Initialzünder Familiengeschichte

Die Geschichte der eigenen Familie scheint häufig der Initialzünder für das weitergehende Interesse an Heimatgeschichte zu sein. Auch beim Feuerwehrmann Marcus Schubert, der sein Faible für Historie bei der Recherche über seine Vorfahren entdeckte. „Ich war fasziniert, vor dem Haus zu stehen, in dem mein Urgroßvater gewohnt hat. Dann stellte ich mir vor, was er gesehen hat und was nicht, was sich geändert hat und was noch heute besteht." Und schon ist der Sprung zur lokalen Geschichte geschafft.

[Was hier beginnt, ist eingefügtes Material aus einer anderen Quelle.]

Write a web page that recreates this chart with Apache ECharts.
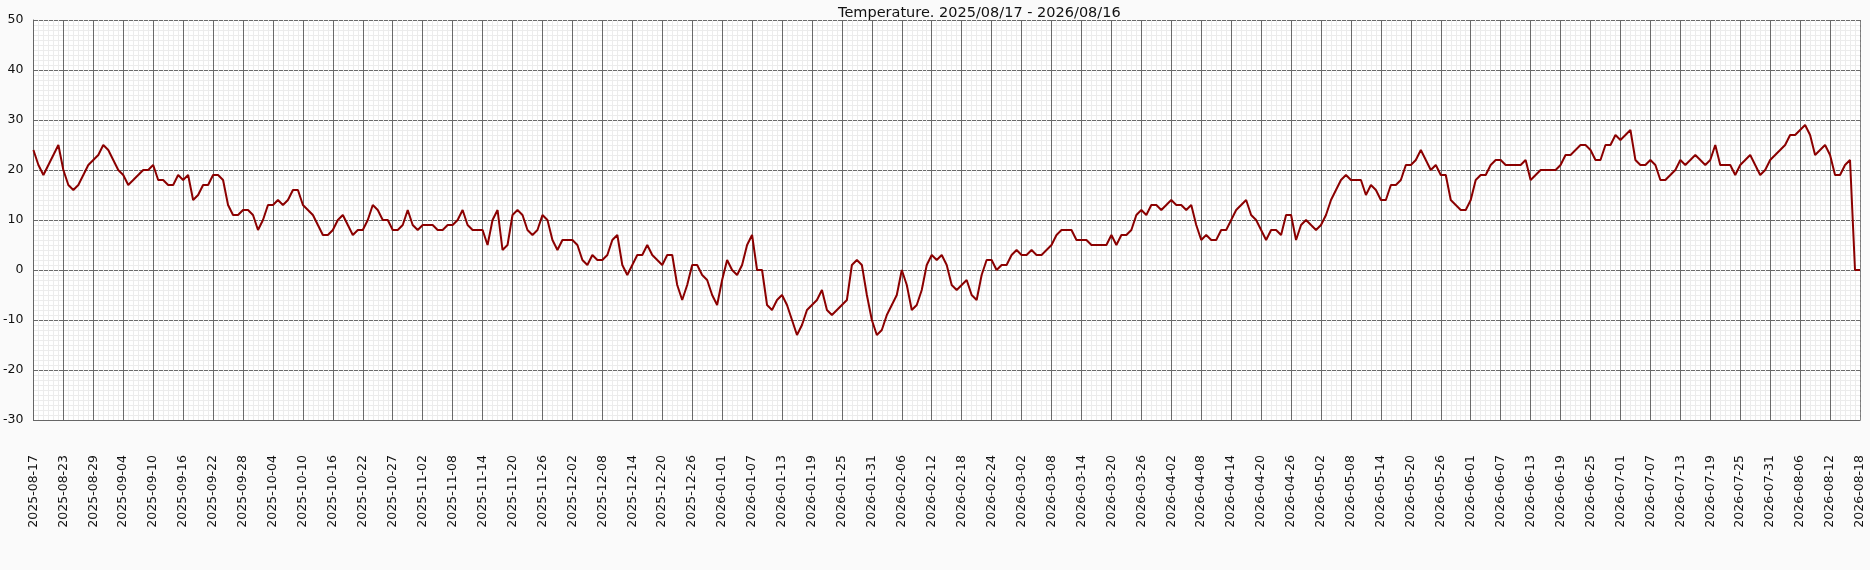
<!DOCTYPE html>
<html>
<head>
    <meta charset="UTF-8">
    <title>Temperature</title>
    <style type="text/css">
        body{
            margin:0;
            padding:0;
            background-color:#fafafa;
        }
        #main{
            width:1870px;
            height:570px;
        }
    </style>
</head>
<body>
<div id="main"></div>
<script src="https://cdn.jsdelivr.net/npm/echarts@6/dist/echarts.min.js"></script>
<script type="text/javascript">

    var chartTitle = 'Temperature. 2025/08/17 - 2026/08/16';

    // one value per day, starting 2025-08-17
    var temps = [
        24, 21, 19, 21, 23, 25, 20, 17, 16, 17,
        19, 21, 22, 23, 25, 24, 22, 20, 19, 17,
        18, 19, 20, 20, 21, 18, 18, 17, 17, 19,
        18, 19, 14, 15, 17, 17, 19, 19, 18, 13,
        11, 11, 12, 12, 11, 8, 10, 13, 13, 14,
        13, 14, 16, 16, 13, 12, 11, 9, 7, 7,
        8, 10, 11, 9, 7, 8, 8, 10, 13, 12,
        10, 10, 8, 8, 9, 12, 9, 8, 9, 9,
        9, 8, 8, 9, 9, 10, 12, 9, 8, 8,
        8, 5, 10, 12, 4, 5, 11, 12, 11, 8,
        7, 8, 11, 10, 6, 4, 6, 6, 6, 5,
        2, 1, 3, 2, 2, 3, 6, 7, 1, -1,
        1, 3, 3, 5, 3, 2, 1, 3, 3, -3,
        -6, -3, 1, 1, -1, -2, -5, -7, -2, 2,
        0, -1, 1, 5, 7, 0, 0, -7, -8, -6,
        -5, -7, -10, -13, -11, -8, -7, -6, -4, -8,
        -9, -8, -7, -6, 1, 2, 1, -5, -10, -13,
        -12, -9, -7, -5, 0, -3, -8, -7, -4, 1,
        3, 2, 3, 1, -3, -4, -3, -2, -5, -6,
        -1, 2, 2, 0, 1, 1, 3, 4, 3, 3,
        4, 3, 3, 4, 5, 7, 8, 8, 8, 6,
        6, 6, 5, 5, 5, 5, 7, 5, 7, 7,
        8, 11, 12, 11, 13, 13, 12, 13, 14, 13,
        13, 12, 13, 9, 6, 7, 6, 6, 8, 8,
        10, 12, 13, 14, 11, 10, 8, 6, 8, 8,
        7, 11, 11, 6, 9, 10, 9, 8, 9, 11,
        14, 16, 18, 19, 18, 18, 18, 15, 17, 16,
        14, 14, 17, 17, 18, 21, 21, 22, 24, 22,
        20, 21, 19, 19, 14, 13, 12, 12, 14, 18,
        19, 19, 21, 22, 22, 21, 21, 21, 21, 22,
        18, 19, 20, 20, 20, 20, 21, 23, 23, 24,
        25, 25, 24, 22, 22, 25, 25, 27, 26, 27,
        28, 22, 21, 21, 22, 21, 18, 18, 19, 20,
        22, 21, 22, 23, 22, 21, 22, 25, 21, 21,
        21, 19, 21, 22, 23, 21, 19, 20, 22, 23,
        24, 25, 27, 27, 28, 29, 27, 23, 24, 25,
        23, 19, 19, 21, 22, 0, 0
    ];

    // x tick labels, one every 6 days
    var tickLabels = [
        '2025-08-17', '2025-08-23', '2025-08-29', '2025-09-04', '2025-09-10', '2025-09-16',
        '2025-09-22', '2025-09-28', '2025-10-04', '2025-10-10', '2025-10-16', '2025-10-22',
        '2025-10-27', '2025-11-02', '2025-11-08', '2025-11-14', '2025-11-20', '2025-11-26',
        '2025-12-02', '2025-12-08', '2025-12-14', '2025-12-20', '2025-12-26', '2026-01-01',
        '2026-01-07', '2026-01-13', '2026-01-19', '2026-01-25', '2026-01-31', '2026-02-06',
        '2026-02-12', '2026-02-18', '2026-02-24', '2026-03-02', '2026-03-08', '2026-03-14',
        '2026-03-20', '2026-03-26', '2026-04-02', '2026-04-08', '2026-04-14', '2026-04-20',
        '2026-04-26', '2026-05-02', '2026-05-08', '2026-05-14', '2026-05-20', '2026-05-26',
        '2026-06-01', '2026-06-07', '2026-06-13', '2026-06-19', '2026-06-25', '2026-07-01',
        '2026-07-07', '2026-07-13', '2026-07-19', '2026-07-25', '2026-07-31', '2026-08-06',
        '2026-08-12', '2026-08-18'
    ];
    var tickStep = 6;
    var yTicks = [-30, -20, -10, 0, 10, 20, 30, 40, 50];

    var points = temps.map(function(v, i) { return [i, v]; });

    var myChart = echarts.init(document.getElementById('main'), null, {renderer: 'canvas'});
    var option = {
        animation: false,
        backgroundColor: '#fafafa',
        textStyle: {fontFamily: 'DejaVu Sans'},
        title: {
            text: chartTitle,
            left: 833,
            top: 1,
            textStyle: {fontSize: 14.5, fontWeight: 'normal', color: '#111', fontFamily: 'DejaVu Sans'}
        },
        grid: {left: 30, top: 20, width: 1830, height: 400, backgroundColor: '#ffffff', show: true, borderWidth: 0},
        xAxis: {
            type: 'value',
            min: 0,
            max: (tickLabels.length - 1) * tickStep,
            interval: tickStep,
            axisLine: {show: true, onZero: false, lineStyle: {color: '#666', width: 1}},
            axisTick: {show: false},
            axisLabel: {
                rotate: 90,
                margin: 35,
                fontSize: 12.5,
                color: '#111',
                showMinLabel: true,
                showMaxLabel: true,
                formatter: function(v) { return tickLabels[Math.round(v / tickStep)] || ''; }
            },
            splitLine: {show: true, lineStyle: {color: '#6a6a6a', width: 1}},
            minorTick: {show: false, splitNumber: 6},
            minorSplitLine: {show: true, lineStyle: {color: '#ececec', width: 1}}
        },
        yAxis: [
            {
                type: 'value',
                min: yTicks[0],
                max: yTicks[yTicks.length - 1],
                interval: 10,
                axisLine: {show: true, lineStyle: {color: '#666', width: 1}},
                axisTick: {show: false},
                axisLabel: {margin: 10, fontSize: 12.5, color: '#111'},
                splitLine: {show: true, lineStyle: {color: '#6a6a6a', width: 1}},
                minorTick: {show: false, splitNumber: 10},
                minorSplitLine: {show: true, lineStyle: {color: '#ececec', width: 1}}
            },
            {
                type: 'value',
                position: 'right',
                min: yTicks[0],
                max: yTicks[yTicks.length - 1],
                interval: 10,
                axisLine: {show: true, lineStyle: {color: '#888', width: 1, type: [3, 2]}},
                axisTick: {show: false},
                axisLabel: {show: false},
                splitLine: {show: false}
            }
        ],
        series: [
            {
                type: 'line',
                data: points,
                showSymbol: false,
                lineStyle: {color: '#8b0000', width: 2},
                z: 5
            }
        ]
    };
    myChart.setOption(option);
</script>
</body>
</html>
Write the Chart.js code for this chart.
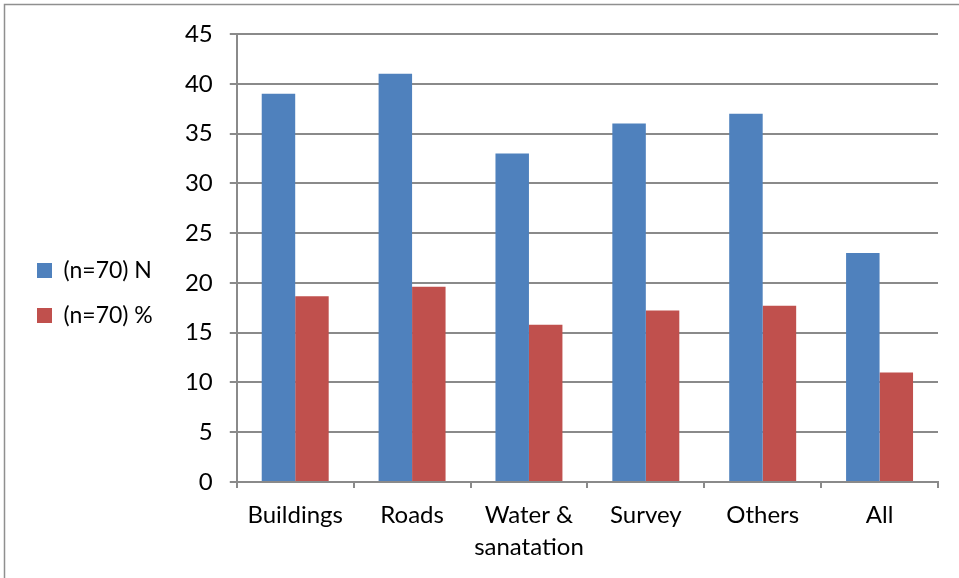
<!DOCTYPE html>
<html lang="en">
<head>
    <meta charset="UTF-8">
    <title>(n=70)</title>
    <script src="https://cdn.jsdelivr.net/npm/chart.js"></script>
    <style>
        html, body { margin: 0; padding: 0; background: #fff; }
        #wrap { width: 959px; height: 578px; position: relative; }
    </style>
</head>
<body>
<div id="wrap"><canvas id="chart" width="959" height="578"></canvas></div>
<script>
    // categories and series
    const categories = ['Buildings', 'Roads', ['Water &', 'sanatation'], 'Survey', 'Others', 'All'];
    const countN = [39, 41, 33, 36, 37, 23];
    const percent = [18.66, 19.62, 15.79, 17.22, 17.70, 11.00];
    const yTicks = [0, 5, 10, 15, 20, 25, 30, 35, 40, 45];

    const gridColor = '#8a8a8a';
    const family = 'Lato, "Liberation Sans", sans-serif';

    // outer frame around the chart
    const framePlugin = {
        id: 'frame',
        beforeDraw(chart) {
            const ctx = chart.ctx;
            ctx.save();
            ctx.strokeStyle = '#8f8f8f';
            ctx.lineWidth = 1.5;
            ctx.beginPath();
            ctx.moveTo(4.5, 578);
            ctx.lineTo(4.5, 4.5);
            ctx.lineTo(959, 4.5);
            ctx.stroke();
            ctx.restore();
        }
    };

    new Chart(document.getElementById('chart'), {
        type: 'bar',
        data: {
            labels: categories,
            datasets: [{
                label: '(n=70) N',
                data: countN,
                backgroundColor: '#4F81BD',
                categoryPercentage: 0.573,
                barPercentage: 1
            }, {
                label: '(n=70) %',
                data: percent,
                backgroundColor: '#C0504D',
                categoryPercentage: 0.573,
                barPercentage: 1
            }]
        },
        options: {
            responsive: false,
            animation: false,
            layout: { padding: { top: 8, bottom: 0, left: 15, right: 21 } },
            plugins: {
                // blank title only reserves space above the plot
                title: {
                    display: true,
                    text: ' ',
                    font: { size: 10, lineHeight: 1 },
                    padding: 8
                },
                legend: {
                    position: 'left',
                    labels: {
                        boxWidth: 15,
                        boxHeight: 15,
                        padding: 22,
                        color: '#000',
                        font: { family: family, size: 23 }
                    }
                },
                tooltip: { enabled: false }
            },
            scales: {
                x: {
                    offset: true,
                    grid: {
                        offset: true,
                        drawOnChartArea: false,
                        drawTicks: true,
                        tickLength: 6,
                        color: gridColor,
                        lineWidth: 2
                    },
                    border: { color: gridColor, width: 2 },
                    ticks: {
                        color: '#000',
                        font: { family: family, size: 24, lineHeight: 1.33 },
                        padding: 11,
                        maxRotation: 0,
                        autoSkip: false
                    },
                    afterFit(scale) { scale.height = 96; }
                },
                y: {
                    min: 0,
                    max: 45,
                    afterBuildTicks(scale) { scale.ticks = yTicks.map(v => ({ value: v })); },
                    grid: {
                        color: gridColor,
                        lineWidth: 2,
                        tickLength: 7
                    },
                    border: { color: gridColor, width: 2 },
                    ticks: {
                        color: '#000',
                        font: { family: family, size: 24 },
                        padding: 17
                    },
                    afterFit(scale) { scale.width = 74; }
                }
            }
        },
        plugins: [framePlugin]
    });
</script>
</body>
</html>
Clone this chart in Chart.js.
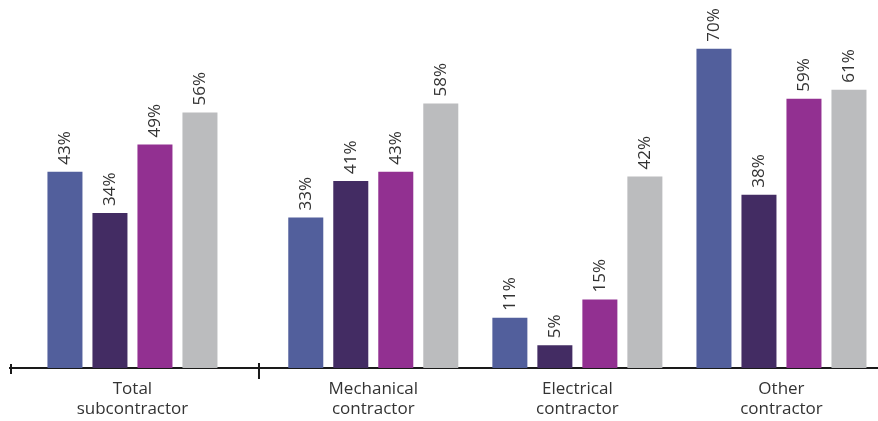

Heute kennt er, wie er sagt, „jeden Bordstein mit Vornamen". Den Feuerwehrmann treibt noch ein anderes Interesse, nämlich an der Historie der Herner Feuerwehr seit 1877.

Herne – ein weißer Fleck?

„Von Dienst wegen spannend", findet Jürgen Hagen die Facebook-Gruppe, was auch selbstverständlich ist, denn er ist Leiter des Herner Stadtarchivs. „Zumal es in Wanne-Eickel die ‚Gesellschaft für Heimatkunde‘ gibt, während Herne für Lokalhistoriker ein weißer Fleck ist." Trotzdem wünscht sich der Stadtarchivar auch mehr Interessierte aus Wanne-Eickel, denn die Geschichtsforschung soll nicht an der Stadtgrenze von Alt-Herne Halt machen. Mit „Graf Hotte" Schröder und Roland Schöning sind immerhin zwei ausgewiesene Wanner-Eickeler Urgesteine dabei.

Glücksgefühl bei Entdeckungen

Titel-Hün-un-Perdün-2014_08©-Stadt-Herne,-Horst-Martens

Die Herner Geschichtsforscher haben schon „viele Mosaiksteinchen zusammen getragen" (Janik). Sie haben herausgefunden, dass „Constantin" auch als „Luft- und Lichtbad" bezeichnet wurde. Gertrud Frohberger („Meine Geschichte kann ich bis 1500 zurück verfolgen) hat die amüsante Episode der Frau de la Roche entdeckt, der Frau des damaligen Amtmannes von Baukau. Um die Eingemeindung durch Herne zu verhindern, streute die Dame üble Gerüchte und bezahlte die böse Nachrede mit drei Monaten Gefängnis. Aufgetan hat Frohberger die Geschichte im Portal eines amerikanischen Zeitungsarchivs. Und von diesen kuriosen Begebenheiten gibt es zahlreiche – wie der Verweis, dass der Gysenberg und die Schadeburg durch eine Wasserleitung verbunden waren oder die Anekdote, die sich daraus entwickelte, dass dem Pastor aus Herne eine Fischreuse geklaut wurde. So wollen „Hün un Perdün" auch ergründet haben, dass das Wappen der Strünkeder falsch genutzt wird. „Wenn wir tatsächlich was Neues entdecken, dann ist das wie ein Glücksgefühl", sagt Schubert.

Quellen aller Art

Mit Quellen aller Art beschäftigen sich die Facebook-Mitglieder, deren Zahl die 100 unlängst überschritten hat. „Wir hauen uns die alten Bilder um die Ohren und fragen uns, wo die Aufnahme gemacht wurde", sagt Janik. So kursieren derzeit kolorierte Postkarten mit Herner Straßenszenen. Einiges hat sich im Lauf der Jahrzehnte kaum verändert, anderes – wie Kaiser-Wilhelm- und Kriegs-Denkmäler – ist komplett verschwunden. Marcus Schubert hat mit Kollegen über eine historische Gruppenaufnahme der Feuerwehr räsoniert und über die Zuordnung von Plaketten, Abzeichen und Bauten das Aufnahmejahr ermittelt. Analysiert werden in der Gruppe auch alte Dokumente, archivierte Zeitungen und Luftaufnahmen der Alliierten aus dem 2. Weltkrieg.

Das kollektive Aha

Bei allem Fleiß und aller Begeisterung mahnt Janik auch zu wissenschaftlicher Besonnenheit: „Wir müssen zusehen, dass wir die Quellen sofort angeben. Oft schreibt einer vom anderen ab, und wir können den Ursprung der Information nicht belegen." Trotzdem soll die Begeisterung, Neues im Alten zu entdecken, nicht durch weitere akademische Vorgaben begrenzt werden: Denn bei „Hün und Perdün" gilt laut Janik grundsätzlich: „Jeder hat was zu sagen und nachher gibt es das kollektive Aha."